Ricordando Giorgio Almirante nel trentaduesimo anniversario della sua morte
In occasione del trentottesimo anniversario della sua morte vogliamo ricordare la sua figura di giornalista e politico italiano con un articolo pubblicato dal collega Marcello Veneziani su Il Giornale in occasione del trentesimo anniversario della sua scomparsa.
Almirante trent'anni dopo
di Marcello Veneziani
Giorgio Almirante era un pifferaio magico. Incantava con la sua voce suadente e penetrava col suo sguardo di perla, toccava con delicata maestria le corde dell'uditorio. Lo infiammava col fascino del proibito, l'epopea dei vinti e il carisma della nostalgia. Tradusse il fascismo in fascinazione allusiva. Per i missini fu l'officiante della destra sociale e nazionale, tra il mito e la storia. Non aveva cultura politica e ideologica ma letteraria. Non Gentile o Evola, ma Dante e d'Annunzio.
Amava l'italiano, come lingua e come popolo. Non primeggiava in strategia politica e progetti lungimiranti, non aveva attitudine di governo, ma aveva nel sangue la politica come teatro, persuasione e liturgia della parola. Non aveva la schietta umanità di Romualdi né la lucidità politica di Michelini o de Marzio, ma riusciva più di tutti a farsi amare dal popolo di destra e a farsi ammirare da chi non lo votava.

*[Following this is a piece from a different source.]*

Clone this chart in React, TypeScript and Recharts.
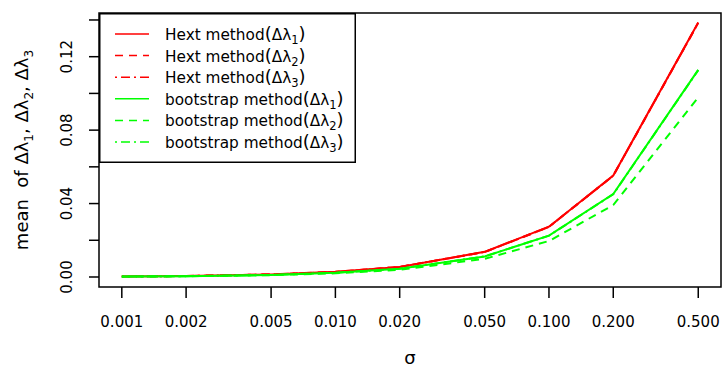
import React from 'react'
import { Legend, Line, LineChart, ReferenceArea, XAxis, YAxis } from 'recharts'

// sigma values (log x axis)
const sigma = [0.001, 0.002, 0.005, 0.01, 0.02, 0.05, 0.1, 0.2, 0.5]
const sigmaLabels = ['0.001', '0.002', '0.005', '0.010', '0.020', '0.050', '0.100', '0.200', '0.500']

// mean of delta lambda, Hext method
const hext1 = [0.00028, 0.00056, 0.0014, 0.0028, 0.0055, 0.0137, 0.0274, 0.0553, 0.1386]
const hext2 = [0.00028, 0.00055, 0.0014, 0.0028, 0.0055, 0.0136, 0.0273, 0.0552, 0.1385]
const hext3 = [0.00028, 0.00055, 0.0014, 0.0027, 0.0055, 0.0136, 0.0273, 0.0552, 0.1384]

// mean of delta lambda, bootstrap method
const boot1 = [0.00023, 0.00045, 0.0011, 0.0023, 0.0045, 0.0112, 0.0225, 0.0452, 0.1128]
const boot2 = [0.0002, 0.0004, 0.001, 0.002, 0.0039, 0.0099, 0.0196, 0.0392, 0.0978]
const boot3 = [0.00023, 0.00045, 0.0011, 0.0023, 0.0045, 0.0112, 0.0225, 0.0451, 0.1127]

const yTicks = [0, 0.02, 0.04, 0.06, 0.08, 0.1, 0.12, 0.14]
const yLabelled = [0, 0.04, 0.08, 0.12]

const data = sigma.map((s, i) => ({
  sigma: s,
  hext1: hext1[i],
  hext2: hext2[i],
  hext3: hext3[i],
  boot1: boot1[i],
  boot2: boot2[i],
  boot3: boot3[i],
}))

const RED = '#ff0000'
const GREEN = '#00ff00'
const DASH = '8 6'
const DOTDASH = '2 4 9 4'

const series = [
  { key: 'hext1', method: 'Hext method', sub: '1', color: RED, dash: undefined },
  { key: 'hext2', method: 'Hext method', sub: '2', color: RED, dash: DASH },
  { key: 'hext3', method: 'Hext method', sub: '3', color: RED, dash: DOTDASH },
  { key: 'boot1', method: 'bootstrap method', sub: '1', color: GREEN, dash: undefined },
  { key: 'boot2', method: 'bootstrap method', sub: '2', color: GREEN, dash: DASH },
  { key: 'boot3', method: 'bootstrap method', sub: '3', color: GREEN, dash: DOTDASH },
]

const FONT = 'DejaVu Sans'

const XTick = (props: any) => {
  const { x, y, payload } = props
  const i = sigma.indexOf(payload.value)
  return (
    <text x={x} y={y + 27} textAnchor="middle" fontSize={15} fill="#000">
      {sigmaLabels[i]}
    </text>
  )
}

const YTick = (props: any) => {
  const { x, y, payload } = props
  if (!yLabelled.some((v) => Math.abs(v - payload.value) < 1e-9)) return null
  const tx = x - 15
  return (
    <text
      x={tx}
      y={y}
      textAnchor="middle"
      fontSize={15}
      fill="#000"
      transform={`rotate(-90, ${tx}, ${y})`}
    >
      {payload.value.toFixed(2)}
    </text>
  )
}

const YLabel = (props: any) => {
  const vb = props.viewBox
  const cx = 28
  const cy = vb.y + vb.height / 2
  return (
    <text x={cx} y={cy} textAnchor="middle" fontSize={18} fill="#000" transform={`rotate(-90, ${cx}, ${cy})`}>
      {'mean\u00a0 of \u0394\u03bb'}
      <tspan dy={5} fontSize={12}>1</tspan>
      <tspan dy={-5}>, {'\u0394\u03bb'}</tspan>
      <tspan dy={5} fontSize={12}>2</tspan>
      <tspan dy={-5}>, {'\u0394\u03bb'}</tspan>
      <tspan dy={5} fontSize={12}>3</tspan>
    </text>
  )
}

const XLabel = (props: any) => {
  const vb = props.viewBox
  return (
    <text x={vb.x + vb.width / 2} y={364} textAnchor="middle" fontSize={18} fill="#000">
      σ
    </text>
  )
}

const LegendBox = () => (
  <svg width={257} height={150} style={{ display: 'block' }}>
    <rect x={0.75} y={0.75} width={255.5} height={148.5} fill="#fff" stroke="#000" strokeWidth={1.5} />
    {series.map((s, i) => {
      const cy = 21 + i * 21.6
      return (
        <g key={s.key}>
          <line x1={16} x2={50} y1={cy} y2={cy} stroke={s.color} strokeWidth={1.5} strokeDasharray={s.dash} />
          <text x={66} y={cy + 6} fontSize={15.3} fill="#000" fontFamily={FONT}>
            {s.method}
            <tspan fontSize={18}>(</tspan>Δλ
            <tspan dy={4} fontSize={11.5}>{s.sub}</tspan>
            <tspan dy={-4} fontSize={18}>)</tspan>
          </text>
        </g>
      )
    })}
  </svg>
)

export default function App() {
  return (
    <div style={{ position: 'absolute', left: 0, top: 0 }}>
      <LineChart
        width={724}
        height={371}
        data={data}
        margin={{ top: 13, right: 3, bottom: 0, left: 10 }}
        style={{ fontFamily: FONT }}
      >
        <XAxis
          dataKey="sigma"
          type="number"
          scale="log"
          domain={[0.000782, 0.639]}
          allowDataOverflow
          ticks={sigma}
          interval={0}
          height={84}
          axisLine={false}
          tickSize={11}
          tickLine={{ stroke: '#000', strokeWidth: 1.5 }}
          tick={<XTick />}
          label={<XLabel />}
        />
        <YAxis
          type="number"
          domain={[-0.00545, 0.1438]}
          allowDataOverflow
          ticks={yTicks}
          interval={0}
          width={89}
          axisLine={false}
          tickSize={10}
          tickLine={{ stroke: '#000', strokeWidth: 1.5 }}
          tick={<YTick />}
          label={<YLabel />}
        />
        <ReferenceArea
          x1={0.000782}
          x2={0.639}
          y1={-0.00545}
          y2={0.1438}
          fill="none"
          fillOpacity={0}
          stroke="#000"
          strokeWidth={1.5}
          ifOverflow="visible"
        />
        {series.map((s) => (
          <Line
            key={s.key}
            dataKey={s.key}
            type="linear"
            stroke={s.color}
            strokeWidth={2}
            strokeDasharray={s.dash}
            dot={false}
            activeDot={false}
            isAnimationActive={false}
          />
        ))}
        <Legend
          layout="vertical"
          align="center"
          verticalAlign="middle"
          wrapperStyle={{ left: 99, top: 13, width: 257, height: 150 }}
          content={<LegendBox />}
        />
      </LineChart>
    </div>
  )
}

Fu il più grande oratore della repubblica italiana, fluente in Parlamento e magnetico nelle piazze, gremite di gente e di tricolori e nei primi tempi bohémien, in avventurosi comizi su camion e tavolini fin nelle più sperdute periferie. Fu un gran giornalista e diventò il primo leader televisivo di successo. Nessun democristiano o comunista bucava il video come lui. Amava le donne, Mussolini e la Juventus e aveva la civetteria della superstizione. Domani è il suo centenario e lo ricordiamo come il paroliere d'Italia, unico leader politico che suscitava l'amor patrio in un Paese che si vergogna di se stesso.